Preservation Austin awards $27,500 to Austin restoration projects

In its first round of 2022 grants, Preservation Austin awarded a total of $27,500 to five projects, including the Roberts Clinic in East Austin, Cisco’s Restaurant Bakery and Bar, and the 1940 Luther Hall Building.

The nonprofit organization recently overhauled its grant program and now awards funds on a semester cycle and increased awards up to $10,000.

The Roberts Clinic received a $5,000 award to support the architectural planning, construction and promotion of the building’s historical significance. The preservation project is in the early stages of completing repair and restoration work.

A two-story, colonial-revival brick building on San Bernard Street in East Austin, the Roberts Clinic was built in 1937 by Dr. Edward L. Roberts. It was Austin’s first medical facility to open exclusively to African Americans.

During the Jim Crow era, racial discrimination and segregation affected the quality of medical care African Americans received, and black doctors were professionally subordinated to white doctors. Proprietary clinics, like the Roberts Clinic which operated from the 1930s to the 1950s, provided black doctors with professional autonomy to practice on patients who were treated without the humiliation of segregationist policies.

The Roberts Clinic housed the medical facility on the first floor while the Roberts family lived on the second.

Until his death in 1967, Roberts administered treatment for preventive, acute and chronic illnesses; performed minor surgeries; and provided labor and delivery services to Austin’s black community. The building is Austin’s only surviving example of a medical clinic built by a black doctor during the segregated period in the United States.

The clinic is listed on the National Register of Historic Places under Criterion A for Ethnic Heritage: Black American and Health/Medicine. It is also a landmark of the city of Austin.

Luther Hall
Luther Hall faces W. 16th St. just off Congress Ave.

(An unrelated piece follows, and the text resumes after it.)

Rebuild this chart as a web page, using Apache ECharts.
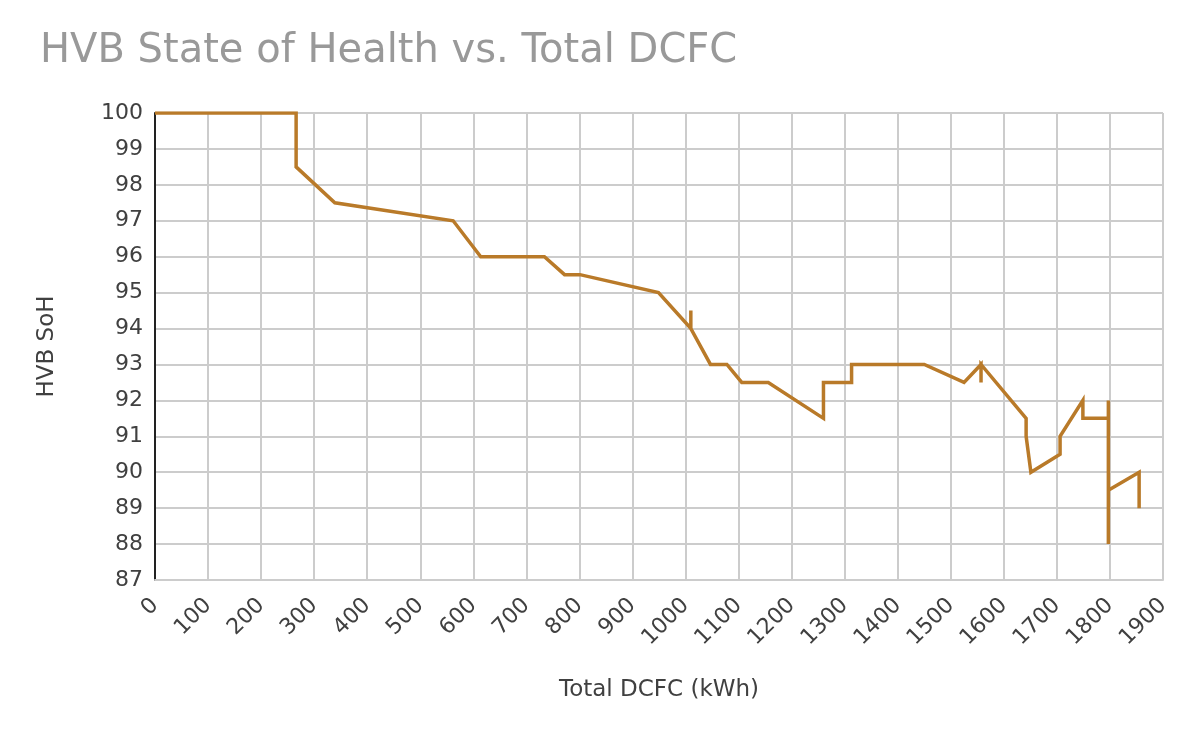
<!DOCTYPE html>
<html>
<head>
<meta charset="utf-8">
<script src="https://cdn.jsdelivr.net/npm/echarts@6/dist/echarts.min.js"></script>
<style>
  html, body { margin: 0; padding: 0; background: #fff; }
  #chart { width: 1200px; height: 742px; }
</style>
</head>
<body>
<div id="chart"></div>
<script>
// total DC fast charging energy (kWh) and battery state of health (%)
const dcfcKwh = [
  0, 266, 266, 339, 562, 614, 734, 772, 801, 949,
  1010, 1010, 1010, 1047, 1078, 1106, 1156, 1260, 1260, 1313,
  1313, 1450, 1525, 1557, 1557, 1557, 1642, 1642, 1651, 1706,
  1706, 1749, 1749, 1797, 1797, 1797, 1797, 1855, 1855
];
const sohPct = [
  100, 100, 98.5, 97.5, 97, 96, 96, 95.5, 95.5, 95,
  94, 94.5, 94, 93, 93, 92.5, 92.5, 91.5, 92.5, 92.5,
  93, 93, 92.5, 93, 92.5, 93, 91.5, 91, 90, 90.5,
  91, 92, 91.5, 91.5, 92, 88, 89.5, 90, 89
];

const xTicks = { min: 0, max: 1900, step: 100 };
const yTicks = { min: 87, max: 100, step: 1 };

const chart = echarts.init(document.getElementById('chart'));

const font = 'Verdana, "DejaVu Sans", sans-serif';

const option = {
  animation: false,
  title: {
    text: 'HVB State of Health vs. Total DCFC',
    left: 35,
    top: 27,
    textStyle: { color: '#999999', fontSize: 40, fontWeight: 'normal', fontFamily: font }
  },
  grid: { left: 155, right: 37, top: 113, bottom: 162 },
  xAxis: {
    type: 'value',
    min: xTicks.min,
    max: xTicks.max,
    interval: xTicks.step,
    name: 'Total DCFC (kWh)',
    nameLocation: 'middle',
    nameGap: 99,
    nameTextStyle: { color: '#404040', fontSize: 23, fontFamily: font },
    axisLine: { show: true, lineStyle: { color: '#cccccc', width: 2 } },
    axisTick: { show: false },
    axisLabel: {
      rotate: 45, margin: 22, color: '#404040', fontSize: 22, fontFamily: font,
      formatter: v => String(v)
    },
    splitLine: { show: true, lineStyle: { color: '#cccccc', width: 2 } }
  },
  yAxis: {
    type: 'value',
    min: yTicks.min,
    max: yTicks.max,
    interval: yTicks.step,
    name: 'HVB SoH',
    nameLocation: 'middle',
    nameGap: 96,
    nameRotate: 90,
    nameTextStyle: { color: '#404040', fontSize: 23, fontFamily: font },
    axisLine: { show: true, lineStyle: { color: '#222222', width: 2 } },
    axisTick: { show: false },
    axisLabel: { margin: 12, color: '#404040', fontSize: 22, fontFamily: font },
    splitLine: { show: true, lineStyle: { color: '#cccccc', width: 2 } }
  },
  series: [{
    type: 'line',
    data: dcfcKwh.map((x, i) => [x, sohPct[i]]),
    showSymbol: false,
    lineStyle: { color: '#b97a29', width: 3.5, join: 'miter' },
    itemStyle: { color: '#b97a29' }
  }]
};

chart.setOption(option);
</script>
</body>
</html>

The Texas Historical Commission received $7,500 for work on the 1940 Luther Hall building. Plans include removing paint from the limestone brick facade and cast stone features to reveal the original modernist design.

At the southwest corner of 16th Street and Congress Avenue, just north of the State Capitol, Luther Hall was originally built as the administrative building of the Gothic-style Gethsemane Lutheran Church, it -even built in 1883 by the Swedish Lutheran Church of Austin. After the congregation left the church, the state of Texas acquired the property. In 1972, the church and Luther Hall became part of the Texas Historical Commission complex.


Founded in 1948 by Rudy “Cisco” Cisneros, Cisco’s Restaurant Bakery and Bar on East Sixth Street is a popular gathering spot for politicians, community leaders and neighborhood diners. Homeowners received $8,500 to bring aging electrical wiring and water lines up to code.

The Old Austin Neighborhood Association received $5,000 to research and prepare its application for a National Register Historic District in downtown Austin. The designation aims to preserve the historic assets of the district. Finally, the Austin History Center Association received $1,500 to repair and reinstall a historic 1933 bronze dedicated plaque that was vandalized.